Writing these blogs always make me think about how much I don’t have Tyler. I almost always write about things that I do when I don’t have ty because when I do have ty we like to stay home to spend time with each other, or we go to Chucky Cheese, and nobody wants to hear about that. So anyways, last week I calculated how much time I actually have Tyler and I had a reality check of how horrible our world is. I did the math based on hours he is awake because that is the time I have to teach him about the world and such…so ty spends 60% of his waking hours at day care, 24% with me and 16% with James. (Of course I would have him way more if I counted the time he slept) I thought that this was maybe because Ty splits his time between me and James, but even if we didn’t do that I would still only have him 40% of the time.
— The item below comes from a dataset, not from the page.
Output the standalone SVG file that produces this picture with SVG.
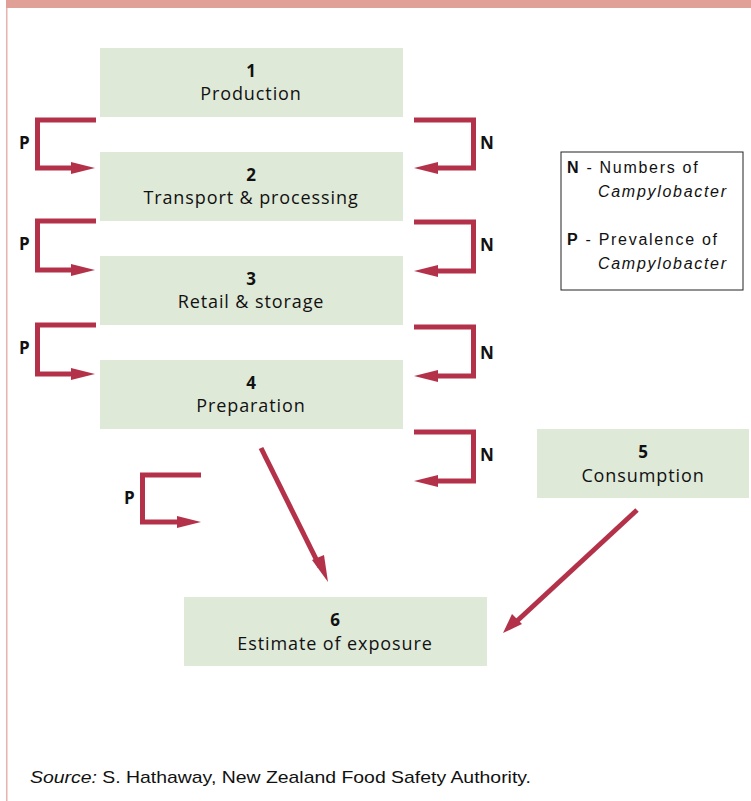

Then I thought that maybe I work too much, but I work 40 hrs a week, that is completely normal. When I realized the amount of time that is passing where I could be out with Ty instead of working for money just so it could be thrown away to bills I swear I almost quit my job.

I wrote a bunch more, but decided I was venting too much. I just think society needs to put family above money and make it easier to stay home with your family the first couple years, and if they can’t or for some reason don’t want to then daycare needs to be cheaper, I mean I could pay for an apartment and utilities in that apartment with the amount of money I give the daycare.